Несомненно, назревают и вообще настроения, ведущие к событиям. Все больше глаза при этом устремляются к фронту: авось немцы выручат! (Впрочем, Нотгафт прочно держится своей союзнической немецкой германофобии.) Ходят слухи, что Двинск уже взят. В связи с этим заявлением «советчики» отменили свои объявления вне закона «всего баронского сословия». Что-то неладно и со Швецией по вопросу об Аландских островах. Операция в Финляндии развивается удачно для красноармейцев. Сейчас бои приближаются к Сердоболю (бедный Рерих!). Димочка (Философов) с достоинством похваливает убитого владыку монархиста Владимира. Смольный с довольным ехидством подбирается к процентным бумагам вообще, требуя их регистрации, очевидно, для дальнейшей конфискации. К счастью, меня лично это не касается или касается только косвенно. Бушен считает, что Троцкий гениально поступает, бросив винтовки, — ставка рискованная, но в случае удачи дающая огромный выигрыш. Это верно, поскольку просто кончится война (если действительно она кончается), но если это поведет к укреплению большевизма, то прощай, свобода, прощай, культура, прощай, жизнь, или же прощай, Россия, ибо культура Европы вынуждена будет прийти водворять здесь порядок и большую жизненность. Безумно интересно жить в такую эпоху, но, Боже, как утомительно. Нет, я по существу ни с кем, ибо в основе всей их деятельности — идея не свободы, а рабства и порабощения. Все определеннее сказывается их подлинное (их характерно русское), их аракчеевское лицо.

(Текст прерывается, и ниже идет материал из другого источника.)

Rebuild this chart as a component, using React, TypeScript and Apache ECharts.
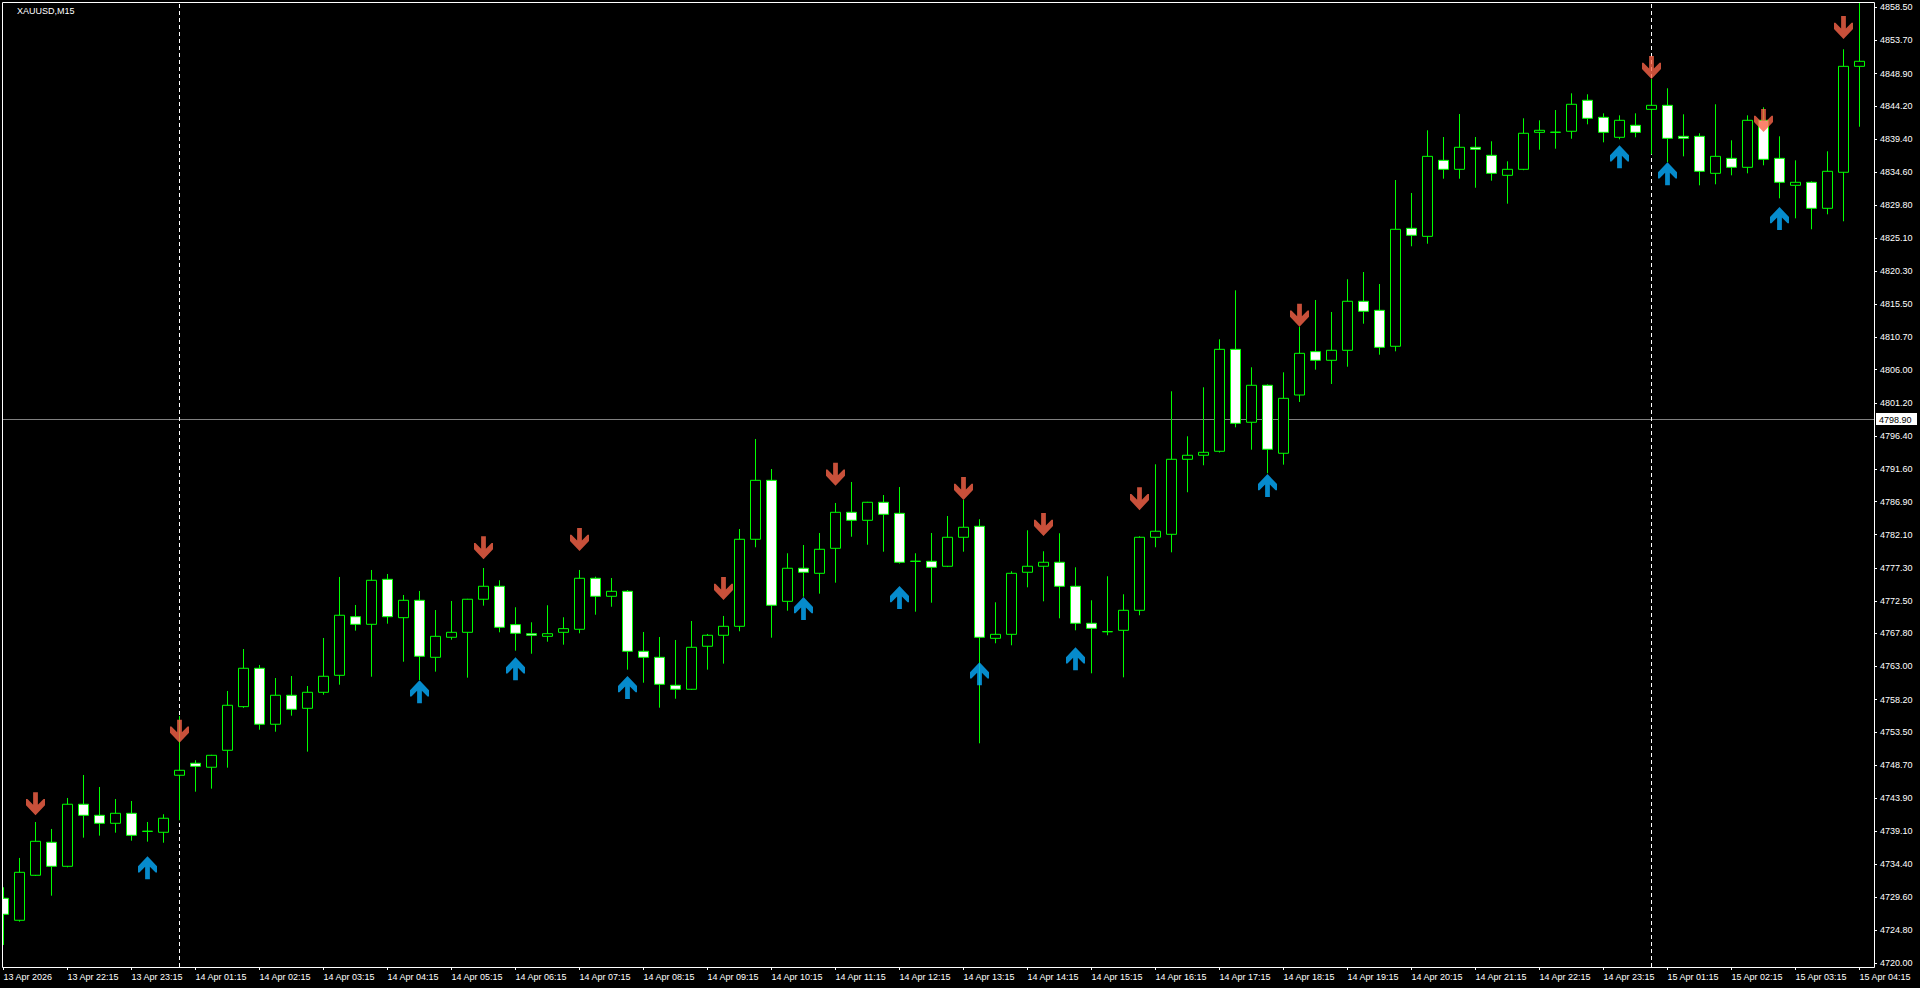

Понедельник, 18 февраляЗа чаем прочли вместе со Стипом статью «о революции». (Молодежь, оставшаяся в комнатах, угощает своих женихов. Причем уже Борис Попов считается Надиным!) Толстой печатается с автобиографическими пояснениями Н.Фельтена в № 1 «Культуры и политики». Этот номер Акица из жадности купила у одного кадетика. Обоих приободрила. Стип даже весь оживился, стал как-то очень громко говорить, возвеличивая и Толстого, и Достоевского, и кончил даже совершенно неожиданно руганью на «жидов» и «полячишек»! Но, странно, когда я остался один, то сразу как-то снова увял и с небывалой отчетливостью представил себе «бездарность и Толстого». Самая бытовая сторона Фельтеновских комментариев та, что он сообщает о своем свидании с ним по поводу вопроса о напечатании этой статьи без поправок (в 1906 году!), очень живо мне нарисовало подлинный образ Льва Николаевича — то, что в нем было «непосильного», что его привело к концу Степана Трофимовича. Разумеется, было бы отрадно слышать теперь хотя бы слова Толстого, его пояснения к моменту. Как-никак он был мудрый душой — большого подвига человек. Но и он был, как принято теперь выражаться (но совершенно в ином смысле), «буржуй», но и он создал себе философию, до которой им нет дела, но и он всю жизнь стремился себя перепрыгнуть. И вот, сопоставляя эту неудачу с более чистой проповедью индивидуализма (ну хотя бы как у Ибсена или у француза), чувствуешь, что не так уж он выше их, а коли он не выше, то, значит, (сразу?) ниже. Те честные, благородные, в них при положительном уме меньше самообмана, меньше самохитрения. А коли так, коли глава русской культуры ниже глав западной (и всякой иной) культуры, то, следовательно, и здесь мы — банкроты. Нечего нам лезть с нашим Толстым. Он не пророк, а миротворец, честный, милый, во многом отрадный и содержит великую отраву лжепророка! И самый его отказ от земли правы рассматривать помещики как измену своему классу, а мужики правы на это смотреть как на никчемную блажь барина. Нет, уж лучше тогда полная честность горячего крепостника, прусского юнкера или как бы действием без лести преданного Аракчеева (нечто вроде этого Толстой в статье говорит).